Material provided
====================
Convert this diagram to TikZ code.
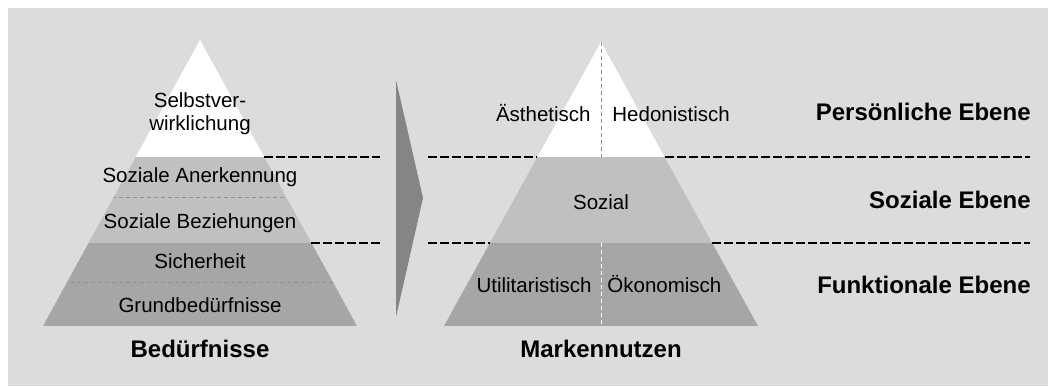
\documentclass[tikz,border=0pt]{standalone}
\usepackage{fontspec}
\setmainfont{Liberation Sans}
\usetikzlibrary{arrows, arrows.meta}
\usetikzlibrary{calc}

\definecolor{bggray}{HTML}{DCDCDC}
\definecolor{lightband}{HTML}{C0C0C0}
\definecolor{darkband}{HTML}{A6A6A6}
\definecolor{arrowgray}{HTML}{858585}
\definecolor{thingray}{HTML}{909090}

\begin{document}
\begin{tikzpicture}[x=0.5pt, y=-0.5pt,
    txt/.style={anchor=base, inner sep=0pt, font=\fontsize{10.25}{11.5}\selectfont},
    head/.style={anchor=base, inner sep=0pt, font=\fontsize{12}{14}\selectfont\bfseries},
    levelline/.style={dash pattern=on 4.25pt off 1.75pt, line width=0.75pt},
    innerline/.style={dash pattern=on 2pt off 1.5pt, line width=0.4pt}]
    \useasboundingbox (0,0) rectangle (1048,386);
    \fill[bggray] (8,8) rectangle (1048,386);

    \begin{scope}
        \clip (43,326) -- (200,40) -- (357,326) -- cycle;
        \fill[white] (0,0) rectangle (400,157);
        \fill[lightband] (0,157) rectangle (400,243);
        \fill[darkband] (0,243) rectangle (400,326);
        \draw[innerline, thingray] (0,197) -- (400,197);
        \draw[innerline, thingray] (0,282) -- (400,282);
    \end{scope}

    \begin{scope}
        \clip (444,326) -- (601,42) -- (758,326) -- cycle;
        \fill[white] (400,0) rectangle (800,157);
        \fill[lightband] (400,157) rectangle (800,243);
        \fill[darkband] (400,243) rectangle (800,326);
        \draw[innerline, thingray] (601,42) -- (601,157);
        \draw[innerline, white] (601,243) -- (601,326);
    \end{scope}

    \fill[arrowgray] (396,80) -- (423,198) -- (396,317) -- cycle;

    \coordinate (l1) at (264,157);
    \coordinate (l2) at (311,243);
    \coordinate (a1) at (380,157);
    \coordinate (a2) at (380,243);
    \coordinate (b1) at (428,157);
    \coordinate (b2) at (428,243);
    \coordinate (rl1) at (537,157);
    \coordinate (rl2) at (490,243);
    \coordinate (rr1) at (665,157);
    \coordinate (rr2) at (712,243);
    \coordinate (e1) at (1030,157);
    \coordinate (e2) at (1030,243);

    \draw[levelline] (l1) -- (a1);
    \draw[levelline] (l2) -- (a2);
    \draw[levelline] (b1) -- (rl1);
    \draw[levelline] (b2) -- (rl2);
    \draw[levelline] (rr1) -- (e1);
    \draw[levelline] (rr2) -- (e2);

    \node[txt, align=center] (selbst) at (200,130) {Selbstver-\\wirklichung};
    \node[txt] (anerk) at (200,182) {Soziale Anerkennung};
    \node[txt] (bezieh) at (200,228) {Soziale Beziehungen};
    \node[txt] (sicher) at (200,268) {Sicherheit};
    \node[txt] (grund) at (200,312) {Grundbedürfnisse};
    \node[head] (beduerf) at (200,357) {Bedürfnisse};

    \node[txt, anchor=base east] (aesth) at (591,121) {Ästhetisch};
    \node[txt, anchor=base west] (hedon) at (612,121) {Hedonistisch};
    \node[txt] (sozial) at (601,209) {Sozial};
    \node[txt, anchor=base east] (util) at (592,292) {Utilitaristisch};
    \node[txt, anchor=base west] (oekon) at (607,292) {Ökonomisch};
    \node[head] (marken) at (601,357) {Markennutzen};

    \node[head, anchor=base east] (pers) at (1031,120) {Persönliche Ebene};
    \node[head, anchor=base east] (soz) at (1031,208) {Soziale Ebene};
    \node[head, anchor=base east] (funkt) at (1031,293) {Funktionale Ebene};
\end{tikzpicture}
\end{document}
====================
Requirement
Make an exact copy of the lines from the top of the material through the line with "(8,8) rectangle (1048,386);", pictures excluded.

Solution below
Convert this diagram to TikZ code.
\documentclass[tikz,border=0pt]{standalone}
\usepackage{fontspec}
\setmainfont{Liberation Sans}
\usetikzlibrary{arrows, arrows.meta}
\usetikzlibrary{calc}

\definecolor{bggray}{HTML}{DCDCDC}
\definecolor{lightband}{HTML}{C0C0C0}
\definecolor{darkband}{HTML}{A6A6A6}
\definecolor{arrowgray}{HTML}{858585}
\definecolor{thingray}{HTML}{909090}

\begin{document}
\begin{tikzpicture}[x=0.5pt, y=-0.5pt,
    txt/.style={anchor=base, inner sep=0pt, font=\fontsize{10.25}{11.5}\selectfont},
    head/.style={anchor=base, inner sep=0pt, font=\fontsize{12}{14}\selectfont\bfseries},
    levelline/.style={dash pattern=on 4.25pt off 1.75pt, line width=0.75pt},
    innerline/.style={dash pattern=on 2pt off 1.5pt, line width=0.4pt}]
    \useasboundingbox (0,0) rectangle (1048,386);
    \fill[bggray] (8,8) rectangle (1048,386);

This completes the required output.